En attendant, la CNSA a déjà engagé plusieurs actions pour améliorer ces outils. Elle s'investit tout d'abord dans la formation des médecins chargés de valider les évaluations du degré de dépendance des personnes accueillies en Ehpad et dans les unités de soins de longue durée (voir notre article ci-contre du 23 juin 2010). Elle assure ensuite, à la demande du secrétaire général des ministères sociaux, la reprise et la continuité de l'outil informatique Galaad, qui permet la saisie des grilles Aggir et Pathos par les médecins. Enfin, la CNSA va poursuivre la formation des médecins coordonnateurs des Ehpad et des départements, sur la base des outils pédagogiques qu'elle a déjà élaborés (DVD Aggir 2008 et Pathos 2010).

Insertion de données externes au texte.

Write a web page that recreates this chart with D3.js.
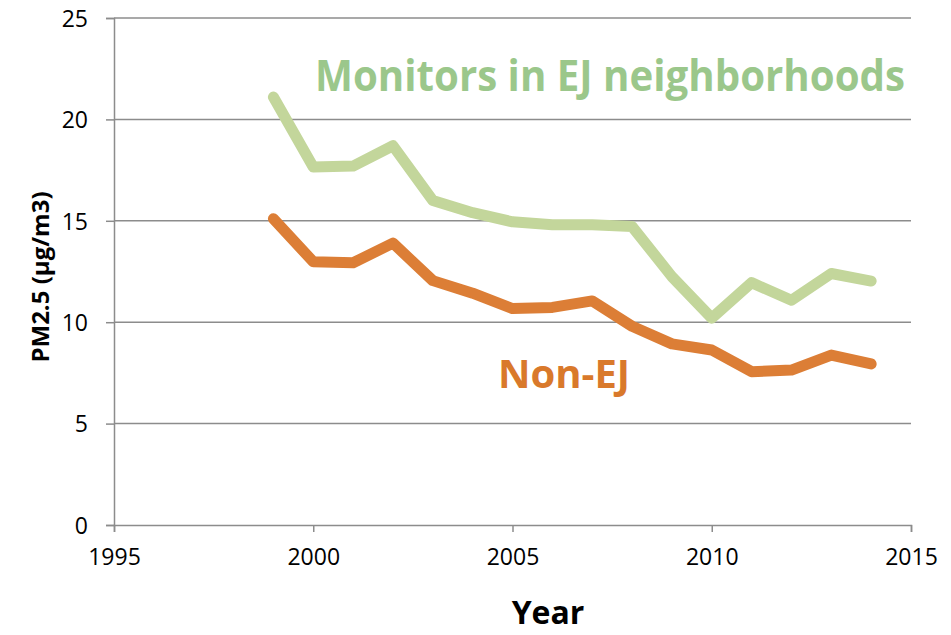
<!DOCTYPE html>
<html>
<head>
<meta charset="utf-8">
<script src="https://cdn.jsdelivr.net/npm/d3@7"></script>
<style>
  body { margin: 0; background: #fff; }
  svg text { font-family: "Open Sans", "Liberation Sans", sans-serif; }
</style>
</head>
<body>
<svg id="chart" width="951" height="635"></svg>
<script>
var years = [1999, 2000, 2001, 2002, 2003, 2004, 2005, 2006, 2007, 2008, 2009, 2010, 2011, 2012, 2013, 2014];
var ej = [21.1, 17.65, 17.7, 18.7, 16.0, 15.4, 14.95, 14.8, 14.8, 14.72, 12.25, 10.2, 11.95, 11.08, 12.4, 12.03];
var nonEj = [15.1, 12.98, 12.93, 13.9, 12.05, 11.43, 10.67, 10.73, 11.05, 9.8, 8.93, 8.63, 7.56, 7.64, 8.38, 7.94];
var xTicks = [1995, 2000, 2005, 2010, 2015];
var yTicks = [0, 5, 10, 15, 20, 25];

var svg = d3.select('#chart');
var margin = {top: 18, right: 40, bottom: 110, left: 114};
var width = 911 - margin.left, height = 525 - margin.top;

var g = svg.append('g').attr('transform', 'translate(' + margin.left + ',' + margin.top + ')');

var x = d3.scaleLinear().domain([1995, 2015]).range([0, width]);
var y = d3.scaleLinear().domain([0, 25]).range([height, 0]);

var gridColor = '#8c8c8c';

// horizontal gridlines
g.append('g')
    .selectAll('line')
    .data(yTicks.slice(1))
    .enter().append('line')
    .attr('x1', 0).attr('x2', width)
    .attr('y1', function (d) { return y(d); })
    .attr('y2', function (d) { return y(d); })
    .attr('stroke', gridColor)
    .attr('stroke-width', 1.5);

var xAxis = g.append('g')
    .attr('transform', 'translate(0,' + height + ')')
    .call(d3.axisBottom(x).tickValues(xTicks).tickFormat(d3.format('d')).tickSize(7).tickPadding(17));

var yAxis = g.append('g')
    .call(d3.axisLeft(y).tickValues(yTicks).tickSize(8).tickPadding(18));

[xAxis, yAxis].forEach(function (a) {
    a.select('.domain').attr('stroke', gridColor).attr('stroke-width', 1.5);
    a.selectAll('.tick line').attr('stroke', gridColor).attr('stroke-width', 1.5);
    a.selectAll('.tick text')
        .attr('fill', '#000')
        .style('font-size', '23px')
        .style('font-family', '"Open Sans", sans-serif');
});
yAxis.selectAll('.tick text').attr('dy', '0.36em');

var line = d3.line()
    .x(function (d) { return x(d[0]); })
    .y(function (d) { return y(d[1]); });

function series(vals) {
    return years.map(function (yr, i) { return [yr, vals[i]]; });
}

g.append('path')
    .datum(series(ej))
    .attr('d', line)
    .attr('fill', 'none')
    .attr('stroke', '#c3d69b')
    .attr('stroke-width', 11)
    .attr('stroke-linejoin', 'round')
    .attr('stroke-linecap', 'round');

g.append('path')
    .datum(series(nonEj))
    .attr('d', line)
    .attr('fill', 'none')
    .attr('stroke', '#dc7e36')
    .attr('stroke-width', 11)
    .attr('stroke-linejoin', 'round')
    .attr('stroke-linecap', 'round');

// fit a text to a given width if it runs wider
function fit(t, w) {
    var len = t.node().getComputedTextLength();
    if (len > w) t.attr('textLength', w).attr('lengthAdjust', 'spacingAndGlyphs');
}

var t1 = svg.append('text')
    .attr('x', 315).attr('y', 91)
    .attr('fill', '#9bc78b')
    .style('font-size', '43px')
    .style('font-weight', 'bold')
    .text('Monitors in EJ neighborhoods');
fit(t1, 590);

var t2 = svg.append('text')
    .attr('x', 498).attr('y', 388)
    .attr('fill', '#d9792b')
    .style('font-size', '40px')
    .style('font-weight', 'bold')
    .text('Non-EJ');
fit(t2, 134);

var t3 = svg.append('text')
    .attr('x', 548).attr('y', 624)
    .attr('text-anchor', 'middle')
    .attr('fill', '#000')
    .style('font-size', '32px')
    .style('font-weight', 'bold')
    .text('Year');
fit(t3, 103);

var t4 = svg.append('text')
    .attr('transform', 'translate(49,' + 277 + ') rotate(-90)')
    .attr('text-anchor', 'middle')
    .attr('fill', '#000')
    .style('font-size', '24px')
    .style('font-weight', 'bold')
    .text('PM2.5 (µg/m3)');
fit(t4, 183);
</script>
</body>
</html>
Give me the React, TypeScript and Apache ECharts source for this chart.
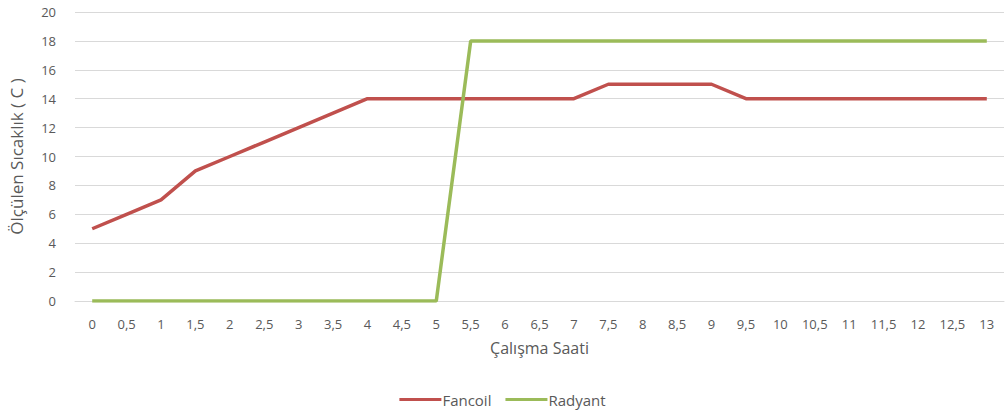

Bilan du plan Solidarité grand âge et COG 2010-2013

Le conseil d'administration a également procédé à un bilan, à mi-parcours, du plan Solidarité grand âge (PGSA) 2007-2012. Celui-ci prévoit la création de 93.000 places à l'échéance de décembre 2012. Ces places se décomposent en 37.500 places d'Ehpad et 60.000 places pour favoriser le maintien à domicile (dont certaines en Ehpad), dont 36.000 places en services de soins infirmiers à domicile, 12.750 en accueil de jour et 6.750 en hébergement temporaire. Les crédits dégagés à l'issue de la troisième année du plan (610 millions d'euros notifiés par la CNSA) correspondent au financement de 63.045 créations de places, soit 68% du plan. Sur ce total, 48.583 places ont déjà fait l'objet d'une autorisation administrative. Mais seules 19.261 sont d'ores et déjà ouvertes, dont 10.798 places de Ssiad, 1.490 places d'accueil de jour et 666 places d'hébergement temporaire. A contrario, le rythme d'ouverture des places d'Ehpad apparaît particulièrement lent, ce qui n'est pas sans lien avec le problème des excédents structurels de la CNSA. Mais il devrait toutefois s'accélérer fortement sur les dernières années du plan.
Le directeur de la CNSA a aussi présenté au conseil d'administration les premiers axes de la future convention d'objectifs et de gestion (COG) 2010-2013, en cours de négociation entre la Caisse et l'Etat. Cette élaboration va s'appuyer également sur une mission d'appui menée par l'Inspection générale des affaires sociales (Igas), dont les conclusions doivent être remises prochainement.
Enfin, un conseil d'administration de la CNSA ne serait pas complet sans une intervention du GR31, qui regroupe les membres du conseil représentant les personnes âgées, les personnes handicapées et les professionnels. Celui-ci a donc fait voter à nouveau un voeu - déjà formulé lors du conseil d'administration du 30 mars - demandant qu'une partie des crédits non-consommés en 2009 et des éventuels crédits non-consommés en 2010 soient "utilisés à la création d'un fonds d'urgence de l'aide à domicile, à la compensation de la convergence tarifaire à la baisse dans les établissements, et au maintien des crédits APA aux départements qui les verraient diminuer dans le cadre de cette nouvelle répartition". Une demande qui coïncide pratiquement mot pour mot à celle que formule l'ADF dans le communiqué du 2 juillet rappelant par ailleurs qu’"une proposition de loi est en cours de rédaction afin, s'agissant des allocations individuelles de solidarité (APA, PCH, RSA) d'en faire assurer la compensation intégrale par l'Etat".